While China is showing its teeth on this deal, President Bush is saying nothing at all. Speaking at the G8 summit in Scotland, the president said he thought it best to let the U.S. security review of the offer "move forward without comment." Some of our lawmakers have spoken out against the bid, but there's been no indication whatsoever from the people in charge of protecting the homeland and upholding our national interest that the merger will be challenged.
China has an astounding $700 billion in U.S. currency in reserve. Here's an idea of what China could do with that money if this administration and Congress decide to allow it to buy the U.S. strategic assets: $700 billion, for example, could buy all of this nation's top oil companies, worth an estimated $615 billion. It would still have enough money to buy two of our top defense contractors, Boeing and Lockheed Martin, worth a combined $81 billion.

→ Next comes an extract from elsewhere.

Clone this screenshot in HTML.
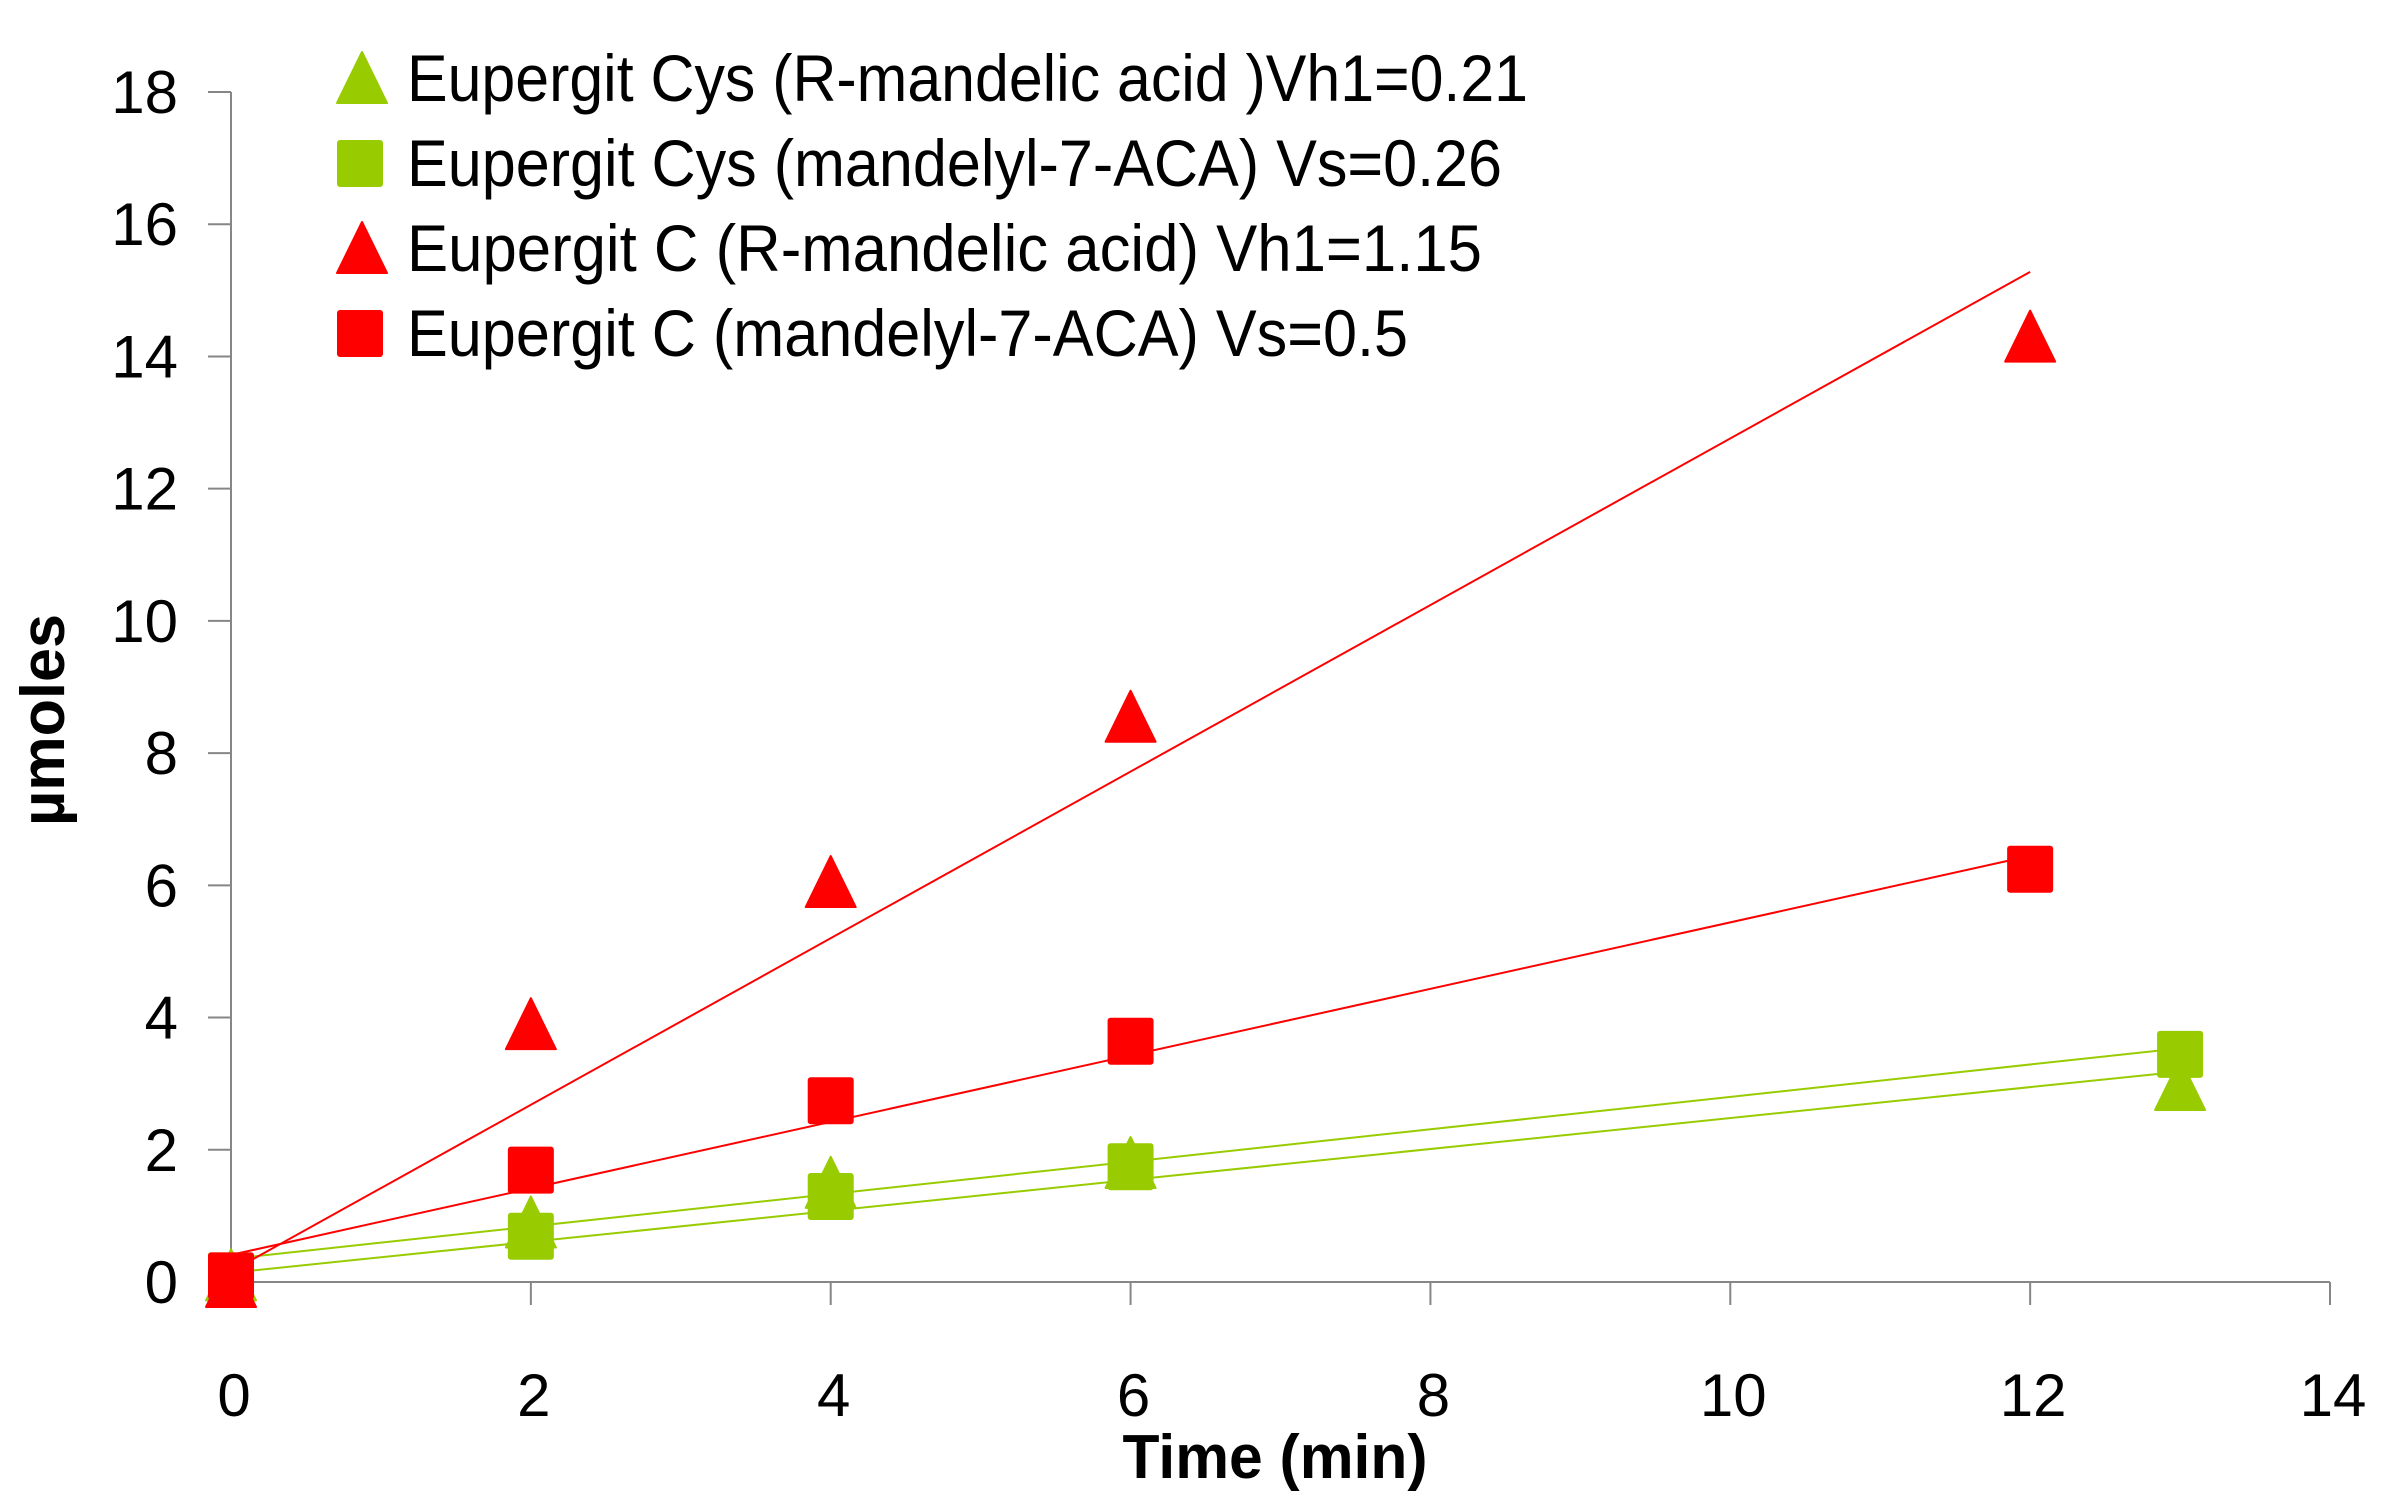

Having covered Wall Street for several decades, I understand the desire for Unocal's board to back CNOOC's bid, which bests the Chevron offer by $2 billion. After all, the board has a duty to secure the best possible deal for the company's shareholders. But this offer should by no means win the complicit support of the U.S. government or the Bush administration, especially at a time when crude oil, heating oil and gasoline prices are rising to new record highs seemingly every day.
"It makes no rational sense to help China soak up more and more supply," says C. Richard D'Amato, chairman of the U.S.-China Economic and Security Review Commission, "pushing us toward an earlier energy train wreck in the foreseeable future."
But not only would China gain control of oil pipelines and gas storage across North America and key assets in Alaska's Cook Inlet and North Slope, we would be transferring technology for Alaskan oil production and deep sea drilling that could have significant military applications. And I hope I'm not alone in thinking it would be a grave mistake to give the Communist government of China such a strategic asset.
"The object of China's strategy is inexorably to supplant the United States as the world's premier economic power," says Frank Gaffney, president of the Center for Security Policy, "and if necessary, to defeat us militarily."
And shortly after Congress denied the president the power to impose sanctions against companies selling arms to China, a top Chinese general fiercely declared the People's Liberation Army would respond with nuclear weapons if it's provoked by the United States. Engagement anyone?
Laissez-faire economics can no longer disguise the potentially ruinous C'est la vie politics that define our relationship with China.